Believe me when i say that i've been giving a great deal of thought to the alleged Fermi paradox for more than 30 years. The idea of a hive society is one of the first things which occurred to me, and therefore, one of the first ideas which i was able to logically shoot down.
I'm not putting any limits on anything. But societies can do and always will put limits on how their resources will be deployed, and it ought to be abundantly clear after 50 years of space programs that society, either our society, or the Russians, or the Chinese, or the Japanese, or the Europeans, have little interest in deploying huge amounts of resources for ventures off the planet.
Interstellar space faring involving thousands of meat machines represents an off-planet venture on a scale which would require virtually all of the planets "disposable" resources for a very long time. I doubt that it will happen in 200 years, or even 2000 years. It might happen some day, but i sincerely doubt that it will happen any time soon. If it happens, it will very likely be as a result of incremental efforts over a very long period of time.
There is good inferential evidence that the Irish reached and set up a modest colony on Greenland as long ago as the seventh century. More likely, though, it was not until the late eighth century, and response to the scourge of the Norse. Erik Raudi (Erik the Red) did not explore Greenland and Baffin Island until 981-984. He set up his Greenland colony in 985. Bjarni Herjolfsson coasted the Newfoundland coast late in that year, but it was not until twelve years later that Leif Eriksson consulted with Bjarni, and sailed directly to Newfoundland, where he found his "Vinland the Good." It was five years or more until Thorfinn Karlsefni, Thorvald Eriksson and Freydis Eriksdottir set out on their own expedition to find Leif's Vinland. (Leif was pouting and wouldn't tell them at what latitude it lay--they never found it.)
Basque, English and Portuguese whalers, sealers and fisherman began to exploit the Grand Banks and Belle Isle Strait in the 15th and 16th centuries, and landed on the Great Northern Peninsula of Newfoundland to salt down their catches. A Dutch whaler which landed near Herjolfness in southern Greenland in the mid-15the century found the corpse of what was probably the last surviving Norse resident. The English did not establish a genuine colony on Newfoundland until 1610.

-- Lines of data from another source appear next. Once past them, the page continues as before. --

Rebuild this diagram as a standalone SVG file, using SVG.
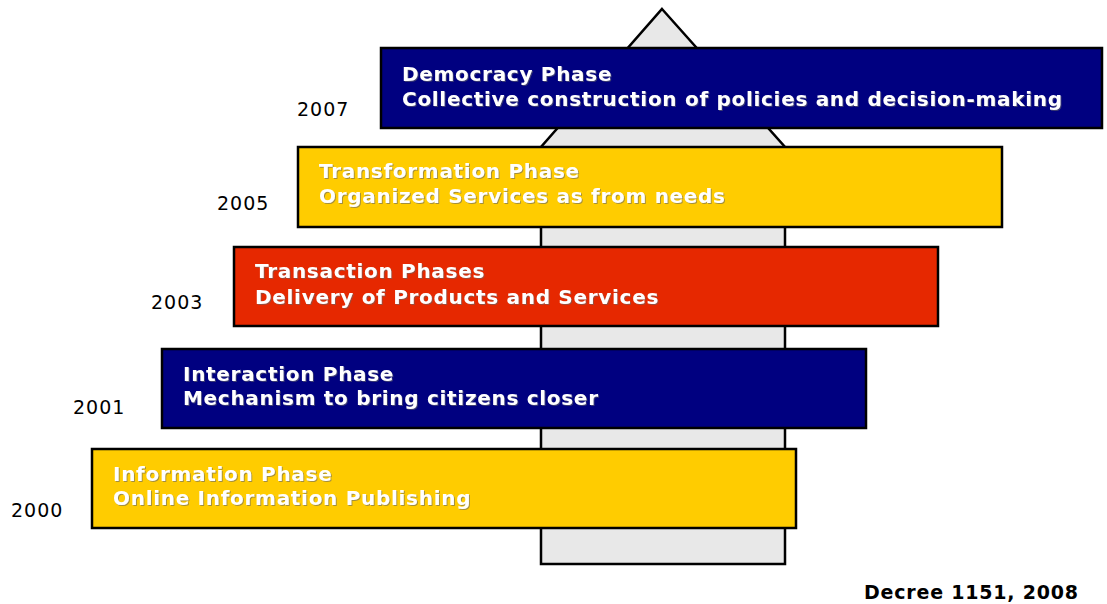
<svg xmlns="http://www.w3.org/2000/svg" width="1107" height="604" viewBox="0 0 1107 604">
  <style>
    .phase { stroke: #000; stroke-width: 2.5; }
    .blue { fill: #000080; }
    .yellow { fill: #ffcc00; }
    .red { fill: #e62800; }
    .label { font-family: "DejaVu Sans", Verdana, sans-serif; font-weight: bold; font-size: 20px; letter-spacing: 0.7px; fill: #fff; filter: url(#soft); }
    .year { font-family: "DejaVu Sans", Verdana, sans-serif; font-size: 19px; letter-spacing: 1px; fill: #000; }
    .source { font-family: "DejaVu Sans", Verdana, sans-serif; font-weight: bold; font-size: 19px; letter-spacing: 0.8px; fill: #000; }
  </style>
  <defs>
    <filter id="soft" x="-5%" y="-20%" width="110%" height="150%">
      <feDropShadow dx="1" dy="1" stdDeviation="0.4" flood-color="#666" flood-opacity="0.6"/>
    </filter>
  </defs>

  <rect width="1107" height="604" fill="#fff"/>

  <!-- upward arrow behind the phases -->
  <g id="arrow">
    <polygon points="662,9 785,147 785,564 541,564 541,147" fill="#e8e8e8" stroke="#000" stroke-width="2.5" stroke-linejoin="miter"/>
  </g>

  <g id="connectors"></g>

  <!-- phases, oldest at the bottom -->
  <g id="phase-2000">
    <rect class="phase yellow" x="92" y="449" width="704" height="79"/>
    <text class="label" x="113" y="481">Information Phase</text>
    <text class="label" x="113" y="505">Online Information Publishing</text>
    <text class="year" x="11" y="517">2000</text>
  </g>

  <g id="phase-2001">
    <rect class="phase blue" x="162" y="349" width="704" height="79"/>
    <text class="label" x="183" y="381">Interaction Phase</text>
    <text class="label" x="183" y="405">Mechanism to bring citizens closer</text>
    <text class="year" x="73" y="414">2001</text>
  </g>

  <g id="phase-2003">
    <rect class="phase red" x="234" y="247" width="704" height="79"/>
    <text class="label" x="255" y="278">Transaction Phases</text>
    <text class="label" x="255" y="304">Delivery of Products and Services</text>
    <text class="year" x="151" y="309">2003</text>
  </g>

  <g id="phase-2005">
    <rect class="phase yellow" x="298" y="147" width="704" height="80"/>
    <text class="label" x="319" y="178">Transformation Phase</text>
    <text class="label" x="319" y="203">Organized Services as from needs</text>
    <text class="year" x="217" y="210">2005</text>
  </g>

  <g id="phase-2007">
    <rect class="phase blue" x="381" y="48" width="721" height="80"/>
    <text class="label" x="402" y="81">Democracy Phase</text>
    <text class="label" x="402" y="106">Collective construction of policies and decision-making</text>
    <text class="year" x="297" y="116">2007</text>
  </g>

  <text class="source" x="864" y="599">Decree 1151, 2008</text>
</svg>
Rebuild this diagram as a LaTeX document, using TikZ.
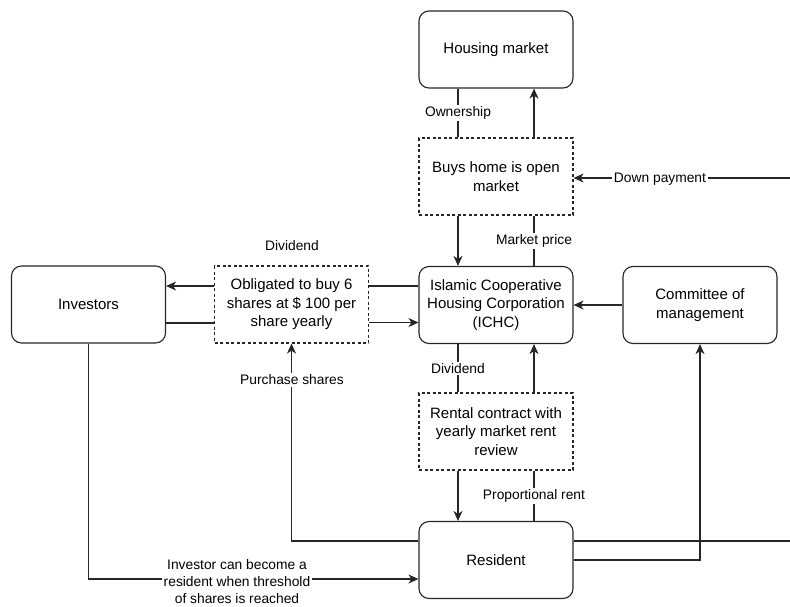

The technology was not lacking. In fact, the Norse ship, the knorr, with which all of the voyages--Erik Raudi, Bjarni Herjolfsson, Thorfinn Karlsefni--were made, was superior to anything which would be produced for five or six hundred years. In the 1890s, the Norwegians built a replica of the Gokstad ship, a type known as a karva, which was a cross between the knorr and a viking long ship (viking long ships were a sailor's nightmare, and no sailor in his right mind would go to sea in one, they were only good for coasting voyages--but the karva resolved many of their fatal flaws). The Norwegians sailed it to North America for the Columbian Exhibition in Chicago. Sailing form Bergen on April 30, 1893, they reached Newfoundland on May 27th--a cruise most Newfoundland schooner captains would have been proud to have made. In the 1930s, another replica of a Norse ship was built, a 60 foot knorr (most of the larger sea-trading knorrs were 100 foot ships). Like the Gokstad replica, it was made of the same materials as the original, and rigged and sailed exactly as those were. It sailed exactly on the course that Columbus followed in 1492, and beat his sailing time by almost one third--they routinely ran off the same number of nautical miles in three days that it took Columbus four or four and half days to accomplish.
The technology was not lacking--the will to make the effort was the problem. Even religious fervor was not enough. The last European expedition to Greenland before the Basque and Portuguese fishermen arrived on the scene was sent in the 14th century to find out if it were true that the Greenlanders had turned pagan. The expedition never returned (some scholars believe that this expedition made the Kennsington Stone which was found in Minnesota), and no further efforts were made to find the Greenlanders, or to send out a bishop or any more priests.
It was not until John Cabot's 1497 voyage reported that the cod were so thick on the Grand Banks that you could get out and walk that any European power became interested (a little hyperbole is understandable under the circumstances). Even then, it was more than 80 years before England claimed Newfoundland, and more than a century before a colony was even established.
Now you can argue all you want against the lessons of history, but the point is that these matters are not determined by technology nor the state of advancement of science. They don't even need to be. The Norse couild not find longitude, they didn't have compasses and they didn't even have an astrolabe--they used a notched stick to find latitude, and that's what Leif Eriksson used to find his Vinland after he talked to Bjarni Herjolfsson. The delay of literally centuries was occassioned by European rulers who had other things on their minds, and who had populations who were equally uninterested, and whose wishes had to be taken into consideration, whether or not kings claimed to rule by divine right.
So if you can explain to me how you can get the people of this planet to agree to extraordinary sacrifices of money, time and other resources for two centuries in order to send an expedition into the wild black yonder, maybe i'll believe that something like that will be accomplished in 200 years. Like it or not, our own experience is all we have to go on. And the outlook form that vantage point ain't good.